Wednesday, April 11, 2012

Part 2 Dart vs Go vs Python (and PyPy) Performance

UPDATE: In the comments Will pointed out I had a bug in the Python code so updated 22:00 EST sorry.
UPDATE 2: Anonymous posted a more comparable version of the Go (http://pastie.org/3772555) so I updated the numbers 04-12-2012 09:00 EST (sorry). Please let me know if there are any other bug fixes!

The previous post I wrote Surprising performance from Dart inspired me to do some more test runs with Dart, Go, Python and PyPy. For round two of some simple performance comparisons between  Dart, Go, Python and PyPy I decided to do some basic file reading and processing. Since the vast majority of data that I process is JSON I decided to generate some random JSON data and store it into a file. Using each language read the entire file and for each line parse the JSON and aggregate it. Assuming I wrote the code right (big assumption) then I can get an idea which language is best for processing large sums of JSON.

The code basically is broken down into a module (package) that contains an Aggregator class (type) and the main file which reads from the data file. The hosted repository is on bitbucket.
Dart code:
I was able to code this using async style programming which in theory would maximize for IO performance if Dart supported async IO. I was a bit shaky at first with the terse syntax of the onLine callback but I am getting a bit ok with it.  The duplicate use of StringInputStream seems a bit wordy, probably could have just said "var stream" instead of "StringInputStream stream" to increase readability (Go got this right with the := syntax). Otherwise the code is very straight forward.

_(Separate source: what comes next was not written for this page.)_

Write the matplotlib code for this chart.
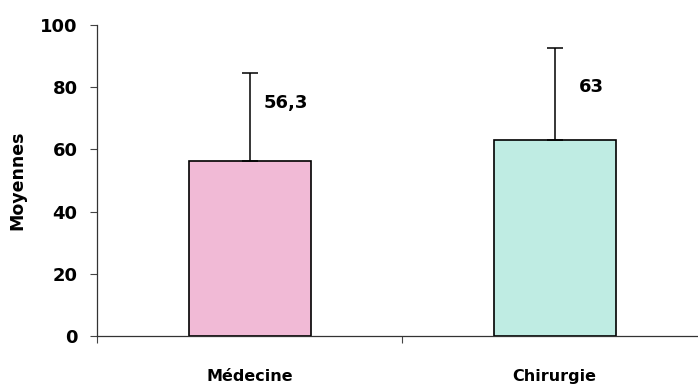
import matplotlib
matplotlib.use("Agg")
import matplotlib.pyplot as plt
import numpy as np

# data
categories = ["Médecine", "Chirurgie"]
means = [56.3, 63]
sd_upper = [28.3, 29.6]
value_labels = ["56,3", "63"]
colors = ["#f1bad6", "#bfece3"]

plt.rcParams['font.family'] = ['DejaVu Sans']

fig = plt.figure(figsize=(6.98, 3.89), dpi=100)
ax = fig.add_axes([97 / 698, 53 / 389, 610 / 698, 311 / 389])

x = np.arange(len(categories))
ax.bar(x, means, width=0.4, color=colors, edgecolor="black", linewidth=1.2, zorder=2)
ax.errorbar(x, means, yerr=[np.zeros(len(means)), sd_upper], fmt="none",
            ecolor="black", elinewidth=1.1, capsize=6, capthick=1.1, zorder=3)

# label offsets (points) as placed in the reference
label_dy = [18.7, 17.0]
for xi, m, lab, dy in zip(x, means, value_labels, label_dy):
    ax.text(xi + 0.12, m + dy, lab, ha="center", va="center",
            fontsize=13, fontweight="bold")

ax.set_xlim(-0.5, 1.5)
ax.set_ylim(0, 100)
ax.set_yticks([0, 20, 40, 60, 80, 100])
ax.tick_params(axis="y", direction="out", length=5, width=0.8, color="#444444",
               labelsize=13, pad=9)
for t in ax.get_yticklabels():
    t.set_fontweight("bold")

# ticks between categories, labels at the categories
ax.set_xticks([-0.5, 0.5, 1.5])
ax.set_xticklabels([])
ax.tick_params(axis="x", direction="out", length=5, width=0.8, color="#444444")
ax.set_xticks(x, minor=True)
ax.set_xticklabels(categories, minor=True, fontsize=11.5, fontweight="bold")
ax.tick_params(axis="x", which="minor", length=0, pad=24)

ax.set_ylabel("Moyennes", fontsize=12.5, fontweight="bold", labelpad=10)

for s in ["top", "right"]:
    ax.spines[s].set_visible(False)
for s in ["left", "bottom"]:
    ax.spines[s].set_linewidth(0.9)
    ax.spines[s].set_color("#333333")

fig.savefig("out.png", dpi=100)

Since Dart is design for the browser and it is a preview the IO would be very slow but I expected it to be able to process JSON very fast since that is a large part of what a modern web application does. This also means that the StringInputStream should be pretty fast since it will be the main source of data for the application. Go would probably outperform Python and not really sure about Python vs PyPy. I figured PyPy would use more memory but be faster for doing aggregation.

Runtime comparison:




This is only 10,000 JSON documents in a single file. I have no idea how it does it but Python just kills it. Not that surprising that it is 18x faster than Dart but 2x (roughly) faster than Go is pretty amazing I knew the Python 2.x IO was fast but I didn't realize it was this fast. I think there could be a faster way to process the JSON in Go it just didn't jump out at me to do it without using the Unamarshal.

Memory comparison:

I expected Go to have used the least memory but didn't expect it to be so tiny (2,076, after update Python is 4,692). Dart was unusable but that is expected in a preview release. PyPy is not much better I guess I need to send them a note and ask them what they think. Python again rock star here.

I have chosen to kick the tires at a pretty high level but I think it is a realistic situation since web apps these days are processing a lot of JSON. Dart faired as expected for a preview release. Python rock star status as usual. PyPy we will see what happens when I contact them about it. Finally Go was very disappointing how much runtime it took to process the JSON, however it did recover some dignity by it exceptional use of memory.